Стал он косить. Косил плохо, хоть и с жаром принялся за работу: видно было, что он разучился, если и умел, и что недавняя болезнь ослабила его силы. С двух-трех взмахов покраснел, вспотел и уж вытирал лоб. И все время он говорил, что «так ли кашивали!.. Первый косак был… А теперь и косу-то занял у людей, и то насилу-насилу дали — хоть помирай». Разговорились мы, и скоро оказалось, что это тот самый Михайло, пьяница петербургский, про которого говорил старшина и сестру которого увезли в лазарет. Эта куча больных, и битых, и пьяных людей — без кола, без двора и без хлеба — невольно заставила меня подробнее расспросить о причине расстройства их семейства, и вот что об этом рассказал мне Михаиле.

— …Дак вспомнишь, как в прежнее-то время жили, — верите ли, сердце кровью обольется… Теперича, говорю, вот и коса чужая, и на себе ничего нету, и сестра эва в каком месте находится — срамота, не глядел бы на белый свет… И не знаю, за что и взяться и с чего начинать… Взяться-то не с чего — синя пороха нет — а все было, все было хорошо, исправно… И давно ли? Почитай есть ли годов пяток, много-много лет шесть, как людьми жили, семейством, а теперь вот… (Рассказчик утер слезу.) Конечно, маменька покойница рано померла, а всё жили ладно; отец-родитель — царство ему небесное! — крепкий был человек, неустанный работник, и в ту пору, как беде-то случиться, было у нас земли на три души.

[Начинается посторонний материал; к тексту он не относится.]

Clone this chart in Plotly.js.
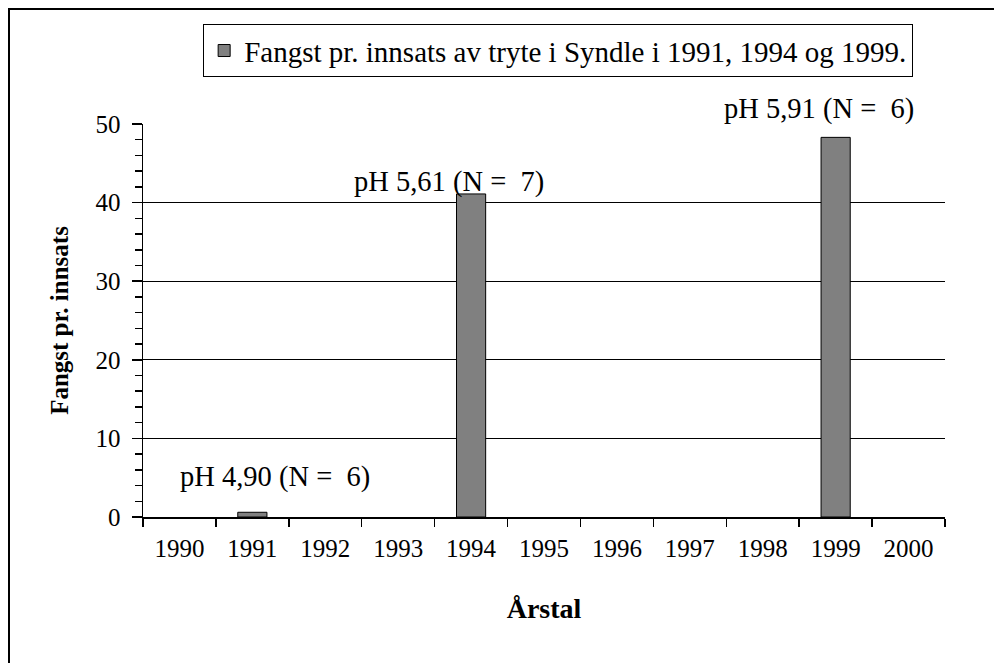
<!DOCTYPE html>
<html>
<head>
<meta charset="utf-8">
<script src="https://cdn.plot.ly/plotly-3.0.1.min.js"></script>
<style>
html,body{margin:0;padding:0;background:#fff;overflow:hidden;}
#frame{position:absolute;left:8px;top:8px;width:2000px;height:2000px;border-left:2px solid #000;border-top:2px solid #000;}
#chart{position:absolute;left:0;top:0;width:994px;height:663px;}
</style>
</head>
<body>
<div id="frame"></div>
<div id="chart"></div>
<script>
const years = ['1990','1991','1992','1993','1994','1995','1996','1997','1998','1999','2000'];
const catch_per_effort = [null, 0.6, null, null, 41.1, null, null, null, null, 48.3, null];
const seriesName = 'Fangst pr. innsats av tryte i Syndle i 1991, 1994 og 1999.';
const labels = ['pH 4,90 (N =\u00a0\u00a06)', 'pH 5,61 (N =\u00a0\u00a07)', 'pH 5,91 (N =\u00a0\u00a06)'];
const yTitle = 'Fangst pr. innsats';
const xTitle = 'Årstal';

const font = 'Liberation Serif, Times New Roman, serif';

const trace = {
  type: 'bar',
  x: years,
  y: catch_per_effort,
  name: seriesName,
  marker: {color: '#808080', line: {color: '#000', width: 1}},
  showlegend: true,
  hoverinfo: 'x+y'
};

const layout = {
  width: 994, height: 663,
  margin: {l: 143, r: 49, t: 124, b: 146},
  paper_bgcolor: 'rgba(0,0,0,0)',
  plot_bgcolor: 'rgba(0,0,0,0)',
  font: {family: font, size: 25, color: '#000'},
  bargap: 0.6,
  showlegend: true,
  legend: {
    x: 0.075, y: 1.254, xanchor: 'left', yanchor: 'top',
    bordercolor: '#000', borderwidth: 1, bgcolor: '#fff',
    itemwidth: 30,
    font: {family: font, size: 29, color: '#000'}
  },
  xaxis: {
    type: 'category',
    categoryorder: 'array', categoryarray: years,
    range: [-0.5, 10.5],
    showline: true, linecolor: '#000', linewidth: 1.5,
    ticks: 'outside', tickson: 'boundaries', ticklen: 8, tickcolor: '#000', tickwidth: 1.5,
    ticklabelstandoff: 8,
    showgrid: false, zeroline: false,
    tickfont: {family: font, size: 25, color: '#000'},
    title: {text: xTitle, font: {family: font, size: 28, color: '#000', weight: 'bold'}, standoff: 38}
  },
  yaxis: {
    range: [0, 50], dtick: 10, tick0: 0,
    showline: true, linecolor: '#000', linewidth: 1.5,
    ticks: 'outside', ticklen: 10, tickcolor: '#000', tickwidth: 1.5,
    minor: {dtick: 2, ticks: 'outside', ticklen: 7, tickcolor: '#000', tickwidth: 1.5, showgrid: false},
    showgrid: true, gridcolor: '#000', gridwidth: 1,
    zeroline: false,
    ticklabelstandoff: 6,
    tickfont: {family: font, size: 25, color: '#000'},
    title: {text: yTitle, font: {family: font, size: 25, color: '#000', weight: 'bold'}, standoff: 20}
  },
  annotations: [
    {text: labels[0], xref: 'paper', yref: 'paper', x: 0.1645, y: 0.102, xanchor: 'center', yanchor: 'middle', showarrow: false, font: {family: font, size: 28.5, color: '#000'}},
    {text: labels[1], xref: 'paper', yref: 'paper', x: 0.381, y: 0.852, xanchor: 'center', yanchor: 'middle', showarrow: false, font: {family: font, size: 28.5, color: '#000'}},
    {text: labels[2], xref: 'paper', yref: 'paper', x: 0.843, y: 1.038, xanchor: 'center', yanchor: 'middle', showarrow: false, font: {family: font, size: 28.5, color: '#000'}}
  ]
};

Plotly.newPlot('chart', [trace], layout, {staticPlot: true, displayModeBar: false});
</script>
</body>
</html>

Первый работник — родитель, второй я — мне уж тогда под двадцать годов подошло, а третья — сестра, вот которая теперича занапрасно пропадает… В ту пору была она девка славная, годов под семнадцать. И что дальше, то все бы лучше должно выходить: первое — сестру замуж, хотели работника в дом взять, потому тятенька наш добреющий был человек, душевный, жалостливый. Любил он нас, родитель наш милостивый, от сердца любил. «Не отдам, говорит, Марфутку в чужие люди, найду ей жениха — пусть на моих глазах живут»; да и мне пора уж была в закон вступать… И была бы у нас семья полная, в полном виде. Такая семья выходила, первый сорт — всё молодые, а большак — добрый и ласковый… И непременно бы так и было, и в ту же осень все бы так и исполнилось, потому урожай страшенный был в тот год. Страсть, что был за урожай — старики не запомнят этакого года благословенного. Все выходило по-хорошему, по-приятному — ан и случилось неведомо что… Ох, господи помилуй, господи помилуй!.. Подумаешь, подумаешь… Я вот теперь плелся из Питера-то, Христовым именем побирался, и чего-чего ни передумал, чего-чего ни намучился, вепоминаючи-то… И думается так: коли бы ежели в тот год не случилась весна ранняя, так и не было бы ничего этого, и все бы было по-хорошему, и тятенька был бы жив-живехонек, и Марфутка бы в законе жила, да и я бы был вполне как должно человеку быть, а не ежели подобным как есть подлецом… То-то ведь господь-то… Премудры его веления.